* Directive *
In the listing below, identify each line with the word "LaTeX" and return those lines.
____ Records provided
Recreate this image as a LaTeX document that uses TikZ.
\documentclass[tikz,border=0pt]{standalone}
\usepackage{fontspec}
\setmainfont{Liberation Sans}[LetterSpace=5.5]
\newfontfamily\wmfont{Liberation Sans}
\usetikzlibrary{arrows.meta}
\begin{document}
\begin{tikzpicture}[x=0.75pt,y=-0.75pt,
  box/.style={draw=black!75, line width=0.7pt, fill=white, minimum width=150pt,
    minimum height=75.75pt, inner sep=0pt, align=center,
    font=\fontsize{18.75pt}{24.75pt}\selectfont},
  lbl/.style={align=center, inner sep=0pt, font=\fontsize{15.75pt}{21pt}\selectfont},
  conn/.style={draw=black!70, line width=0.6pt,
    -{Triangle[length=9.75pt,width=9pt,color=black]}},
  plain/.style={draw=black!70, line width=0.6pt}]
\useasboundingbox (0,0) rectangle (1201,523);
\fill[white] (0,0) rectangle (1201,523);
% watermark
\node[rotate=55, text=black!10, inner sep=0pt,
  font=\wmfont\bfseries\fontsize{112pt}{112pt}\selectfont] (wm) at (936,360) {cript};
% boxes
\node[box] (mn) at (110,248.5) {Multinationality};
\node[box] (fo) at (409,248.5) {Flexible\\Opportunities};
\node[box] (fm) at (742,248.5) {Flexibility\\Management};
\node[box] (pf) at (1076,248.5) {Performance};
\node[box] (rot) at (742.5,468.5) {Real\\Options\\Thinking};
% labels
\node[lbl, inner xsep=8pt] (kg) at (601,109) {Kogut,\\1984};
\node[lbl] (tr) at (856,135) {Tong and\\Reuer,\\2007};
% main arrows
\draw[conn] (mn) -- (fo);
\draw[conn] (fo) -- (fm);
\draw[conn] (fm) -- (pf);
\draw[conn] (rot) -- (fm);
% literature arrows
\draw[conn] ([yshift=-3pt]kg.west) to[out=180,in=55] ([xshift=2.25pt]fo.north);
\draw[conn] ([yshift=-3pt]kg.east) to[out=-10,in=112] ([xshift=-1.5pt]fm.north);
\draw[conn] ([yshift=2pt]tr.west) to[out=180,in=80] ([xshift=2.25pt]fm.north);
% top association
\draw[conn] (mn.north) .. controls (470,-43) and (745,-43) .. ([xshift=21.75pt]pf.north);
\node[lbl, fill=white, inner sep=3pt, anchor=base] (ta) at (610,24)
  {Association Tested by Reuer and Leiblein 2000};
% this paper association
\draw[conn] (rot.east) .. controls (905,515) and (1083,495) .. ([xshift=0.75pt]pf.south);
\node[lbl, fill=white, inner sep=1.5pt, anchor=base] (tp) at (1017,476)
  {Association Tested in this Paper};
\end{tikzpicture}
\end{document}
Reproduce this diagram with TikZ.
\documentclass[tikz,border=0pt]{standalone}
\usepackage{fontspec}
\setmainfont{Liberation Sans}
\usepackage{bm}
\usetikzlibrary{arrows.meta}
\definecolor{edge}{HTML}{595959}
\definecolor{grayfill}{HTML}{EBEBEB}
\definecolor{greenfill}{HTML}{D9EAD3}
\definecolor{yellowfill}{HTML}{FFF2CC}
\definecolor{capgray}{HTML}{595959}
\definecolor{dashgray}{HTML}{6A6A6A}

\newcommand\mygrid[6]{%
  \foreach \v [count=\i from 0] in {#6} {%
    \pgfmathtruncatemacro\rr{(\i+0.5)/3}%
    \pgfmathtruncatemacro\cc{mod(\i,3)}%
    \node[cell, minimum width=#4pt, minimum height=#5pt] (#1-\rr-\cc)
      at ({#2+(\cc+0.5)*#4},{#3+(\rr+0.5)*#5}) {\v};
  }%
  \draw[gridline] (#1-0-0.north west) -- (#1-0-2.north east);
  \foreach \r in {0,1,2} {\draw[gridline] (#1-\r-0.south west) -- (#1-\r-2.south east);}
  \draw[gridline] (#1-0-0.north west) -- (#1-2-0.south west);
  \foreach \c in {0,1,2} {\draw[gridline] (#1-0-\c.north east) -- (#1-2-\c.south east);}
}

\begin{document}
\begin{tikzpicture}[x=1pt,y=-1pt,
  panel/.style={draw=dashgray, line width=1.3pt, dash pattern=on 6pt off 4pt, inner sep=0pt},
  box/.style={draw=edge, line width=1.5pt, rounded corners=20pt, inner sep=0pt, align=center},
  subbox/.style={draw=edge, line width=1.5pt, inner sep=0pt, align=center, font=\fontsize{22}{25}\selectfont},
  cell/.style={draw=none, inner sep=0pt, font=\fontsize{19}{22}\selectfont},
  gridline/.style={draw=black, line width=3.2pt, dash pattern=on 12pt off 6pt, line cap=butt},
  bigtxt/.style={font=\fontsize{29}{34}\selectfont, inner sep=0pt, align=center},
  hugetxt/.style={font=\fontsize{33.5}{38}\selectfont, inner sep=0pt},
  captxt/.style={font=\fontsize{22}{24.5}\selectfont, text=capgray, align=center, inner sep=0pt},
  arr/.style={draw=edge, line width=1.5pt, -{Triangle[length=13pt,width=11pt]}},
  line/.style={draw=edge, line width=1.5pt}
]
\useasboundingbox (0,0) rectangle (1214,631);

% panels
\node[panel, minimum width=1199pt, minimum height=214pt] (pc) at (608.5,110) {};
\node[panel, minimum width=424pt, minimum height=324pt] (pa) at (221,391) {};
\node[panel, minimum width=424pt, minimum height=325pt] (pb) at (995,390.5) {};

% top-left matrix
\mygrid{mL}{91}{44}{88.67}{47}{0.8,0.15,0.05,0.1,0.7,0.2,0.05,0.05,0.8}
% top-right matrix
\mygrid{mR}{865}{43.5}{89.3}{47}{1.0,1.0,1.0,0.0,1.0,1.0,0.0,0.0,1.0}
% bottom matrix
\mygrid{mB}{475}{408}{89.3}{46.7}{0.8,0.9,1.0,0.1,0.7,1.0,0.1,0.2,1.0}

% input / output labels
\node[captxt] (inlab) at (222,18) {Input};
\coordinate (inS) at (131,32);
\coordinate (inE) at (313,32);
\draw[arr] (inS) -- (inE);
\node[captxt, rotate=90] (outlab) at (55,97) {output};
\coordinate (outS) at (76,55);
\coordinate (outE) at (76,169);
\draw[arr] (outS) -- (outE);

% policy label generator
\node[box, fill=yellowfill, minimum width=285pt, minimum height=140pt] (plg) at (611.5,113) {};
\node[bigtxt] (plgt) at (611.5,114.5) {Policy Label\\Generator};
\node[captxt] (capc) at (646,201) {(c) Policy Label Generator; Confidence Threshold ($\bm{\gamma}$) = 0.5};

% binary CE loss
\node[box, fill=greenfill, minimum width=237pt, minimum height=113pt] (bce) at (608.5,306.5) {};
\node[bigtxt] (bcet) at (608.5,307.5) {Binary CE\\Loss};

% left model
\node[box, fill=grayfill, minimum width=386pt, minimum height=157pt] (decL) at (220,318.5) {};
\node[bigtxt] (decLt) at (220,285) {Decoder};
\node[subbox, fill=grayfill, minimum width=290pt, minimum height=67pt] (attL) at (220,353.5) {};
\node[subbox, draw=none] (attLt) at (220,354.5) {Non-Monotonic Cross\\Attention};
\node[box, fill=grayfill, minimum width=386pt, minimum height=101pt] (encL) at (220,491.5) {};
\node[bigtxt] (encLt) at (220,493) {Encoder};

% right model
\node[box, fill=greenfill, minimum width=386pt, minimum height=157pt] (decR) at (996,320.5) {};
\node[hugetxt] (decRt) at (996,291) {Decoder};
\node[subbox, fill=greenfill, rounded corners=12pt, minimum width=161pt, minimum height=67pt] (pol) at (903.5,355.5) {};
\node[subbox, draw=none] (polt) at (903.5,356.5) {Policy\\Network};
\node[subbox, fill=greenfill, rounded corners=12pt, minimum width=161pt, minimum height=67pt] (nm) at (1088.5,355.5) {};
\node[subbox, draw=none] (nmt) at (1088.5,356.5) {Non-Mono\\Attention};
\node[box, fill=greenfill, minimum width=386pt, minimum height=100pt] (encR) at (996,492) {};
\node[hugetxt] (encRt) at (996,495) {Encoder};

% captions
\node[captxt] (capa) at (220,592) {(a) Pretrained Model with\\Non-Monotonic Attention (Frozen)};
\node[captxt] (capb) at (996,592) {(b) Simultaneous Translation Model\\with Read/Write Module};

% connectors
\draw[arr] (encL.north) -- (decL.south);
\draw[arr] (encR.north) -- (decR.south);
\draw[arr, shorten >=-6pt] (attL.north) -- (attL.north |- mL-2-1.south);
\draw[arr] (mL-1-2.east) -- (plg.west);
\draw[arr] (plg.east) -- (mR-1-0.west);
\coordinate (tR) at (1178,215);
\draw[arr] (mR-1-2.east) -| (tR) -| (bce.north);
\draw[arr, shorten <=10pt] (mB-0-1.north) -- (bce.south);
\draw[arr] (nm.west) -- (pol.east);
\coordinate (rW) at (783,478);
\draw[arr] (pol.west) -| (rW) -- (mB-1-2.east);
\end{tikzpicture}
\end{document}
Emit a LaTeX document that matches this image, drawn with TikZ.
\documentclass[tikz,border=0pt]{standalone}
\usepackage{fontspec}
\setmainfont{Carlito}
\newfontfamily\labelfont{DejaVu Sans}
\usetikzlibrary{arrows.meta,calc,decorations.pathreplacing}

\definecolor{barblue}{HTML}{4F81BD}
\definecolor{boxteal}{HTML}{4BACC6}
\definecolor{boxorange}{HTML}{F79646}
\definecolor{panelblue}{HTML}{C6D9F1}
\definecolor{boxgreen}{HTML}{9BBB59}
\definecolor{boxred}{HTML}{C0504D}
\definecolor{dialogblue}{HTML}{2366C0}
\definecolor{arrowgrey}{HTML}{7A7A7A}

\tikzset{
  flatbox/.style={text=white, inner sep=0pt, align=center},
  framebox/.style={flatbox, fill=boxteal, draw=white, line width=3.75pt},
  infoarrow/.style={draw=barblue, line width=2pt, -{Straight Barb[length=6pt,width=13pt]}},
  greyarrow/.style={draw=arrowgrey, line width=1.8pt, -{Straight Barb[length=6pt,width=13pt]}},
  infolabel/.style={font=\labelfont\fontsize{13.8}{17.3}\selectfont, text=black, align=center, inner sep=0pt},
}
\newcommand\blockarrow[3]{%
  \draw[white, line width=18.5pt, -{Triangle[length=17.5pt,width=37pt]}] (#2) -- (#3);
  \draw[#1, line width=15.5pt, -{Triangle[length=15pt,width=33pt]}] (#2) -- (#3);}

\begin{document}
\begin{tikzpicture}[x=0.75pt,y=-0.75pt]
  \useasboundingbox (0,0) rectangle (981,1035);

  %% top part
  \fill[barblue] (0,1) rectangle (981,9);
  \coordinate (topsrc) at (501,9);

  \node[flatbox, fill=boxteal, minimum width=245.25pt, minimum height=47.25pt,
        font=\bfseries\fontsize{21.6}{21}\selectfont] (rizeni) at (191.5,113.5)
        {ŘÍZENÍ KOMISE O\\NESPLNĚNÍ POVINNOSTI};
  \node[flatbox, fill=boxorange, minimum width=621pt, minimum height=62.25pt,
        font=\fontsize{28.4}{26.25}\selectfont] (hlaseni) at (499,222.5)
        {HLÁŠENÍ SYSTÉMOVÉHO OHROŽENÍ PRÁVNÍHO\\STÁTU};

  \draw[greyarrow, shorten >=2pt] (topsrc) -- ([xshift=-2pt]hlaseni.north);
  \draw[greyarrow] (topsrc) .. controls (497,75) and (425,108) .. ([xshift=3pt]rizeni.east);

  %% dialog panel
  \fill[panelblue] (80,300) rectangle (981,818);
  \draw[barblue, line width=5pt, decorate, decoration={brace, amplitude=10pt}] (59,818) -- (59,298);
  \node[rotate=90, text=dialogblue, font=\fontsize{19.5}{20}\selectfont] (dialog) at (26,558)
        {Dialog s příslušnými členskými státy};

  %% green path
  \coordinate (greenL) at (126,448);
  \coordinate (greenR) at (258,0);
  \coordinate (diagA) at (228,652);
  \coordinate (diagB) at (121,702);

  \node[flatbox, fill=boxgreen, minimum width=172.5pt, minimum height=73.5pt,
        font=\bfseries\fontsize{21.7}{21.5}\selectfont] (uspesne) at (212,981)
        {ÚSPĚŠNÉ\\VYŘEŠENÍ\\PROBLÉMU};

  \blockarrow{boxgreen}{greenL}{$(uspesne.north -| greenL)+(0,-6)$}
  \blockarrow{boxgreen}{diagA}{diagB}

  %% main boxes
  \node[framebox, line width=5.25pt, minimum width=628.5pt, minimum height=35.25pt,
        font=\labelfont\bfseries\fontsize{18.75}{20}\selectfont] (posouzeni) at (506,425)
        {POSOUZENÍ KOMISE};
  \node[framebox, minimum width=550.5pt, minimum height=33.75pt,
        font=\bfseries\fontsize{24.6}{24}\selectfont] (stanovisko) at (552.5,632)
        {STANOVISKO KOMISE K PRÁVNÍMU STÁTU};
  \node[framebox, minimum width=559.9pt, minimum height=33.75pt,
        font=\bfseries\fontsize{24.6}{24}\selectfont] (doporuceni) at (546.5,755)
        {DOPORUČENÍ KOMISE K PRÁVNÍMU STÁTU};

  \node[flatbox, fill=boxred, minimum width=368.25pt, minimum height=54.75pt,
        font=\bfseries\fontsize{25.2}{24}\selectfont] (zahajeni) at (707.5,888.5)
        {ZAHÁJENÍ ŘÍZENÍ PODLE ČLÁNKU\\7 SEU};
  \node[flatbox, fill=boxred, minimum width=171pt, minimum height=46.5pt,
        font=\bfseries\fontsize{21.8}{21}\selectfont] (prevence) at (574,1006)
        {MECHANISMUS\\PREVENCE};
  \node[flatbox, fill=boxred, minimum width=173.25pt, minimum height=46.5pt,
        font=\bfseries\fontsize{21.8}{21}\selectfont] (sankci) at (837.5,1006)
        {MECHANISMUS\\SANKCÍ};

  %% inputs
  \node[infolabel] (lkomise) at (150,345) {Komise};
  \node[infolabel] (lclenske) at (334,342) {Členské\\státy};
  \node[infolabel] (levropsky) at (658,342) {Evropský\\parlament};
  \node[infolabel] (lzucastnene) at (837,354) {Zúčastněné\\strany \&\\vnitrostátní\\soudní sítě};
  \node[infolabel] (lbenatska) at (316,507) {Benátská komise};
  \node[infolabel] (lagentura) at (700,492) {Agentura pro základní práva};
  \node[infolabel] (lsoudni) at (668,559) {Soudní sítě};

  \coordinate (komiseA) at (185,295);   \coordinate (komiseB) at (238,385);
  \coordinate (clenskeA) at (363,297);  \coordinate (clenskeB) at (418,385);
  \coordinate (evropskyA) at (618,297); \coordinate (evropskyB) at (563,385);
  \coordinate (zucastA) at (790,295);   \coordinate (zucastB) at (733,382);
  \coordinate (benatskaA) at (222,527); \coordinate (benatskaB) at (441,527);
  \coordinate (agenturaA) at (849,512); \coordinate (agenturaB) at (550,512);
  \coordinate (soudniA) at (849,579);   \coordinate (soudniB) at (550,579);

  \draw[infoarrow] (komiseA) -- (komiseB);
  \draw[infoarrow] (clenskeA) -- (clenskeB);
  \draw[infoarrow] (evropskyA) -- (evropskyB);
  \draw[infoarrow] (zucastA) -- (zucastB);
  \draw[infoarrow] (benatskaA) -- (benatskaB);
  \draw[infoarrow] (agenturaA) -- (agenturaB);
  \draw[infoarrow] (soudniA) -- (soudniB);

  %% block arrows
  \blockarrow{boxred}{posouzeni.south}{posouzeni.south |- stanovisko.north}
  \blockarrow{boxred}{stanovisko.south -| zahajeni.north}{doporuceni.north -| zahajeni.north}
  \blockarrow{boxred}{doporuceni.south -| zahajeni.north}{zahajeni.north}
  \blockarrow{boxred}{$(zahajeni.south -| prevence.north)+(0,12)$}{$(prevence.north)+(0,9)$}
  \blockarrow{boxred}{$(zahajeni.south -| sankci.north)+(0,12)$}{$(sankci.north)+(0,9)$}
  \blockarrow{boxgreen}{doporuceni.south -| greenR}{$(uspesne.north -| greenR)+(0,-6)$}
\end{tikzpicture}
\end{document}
________
* Written response *
Recreate this image as a LaTeX document that uses TikZ.
Emit a LaTeX document that matches this image, drawn with TikZ.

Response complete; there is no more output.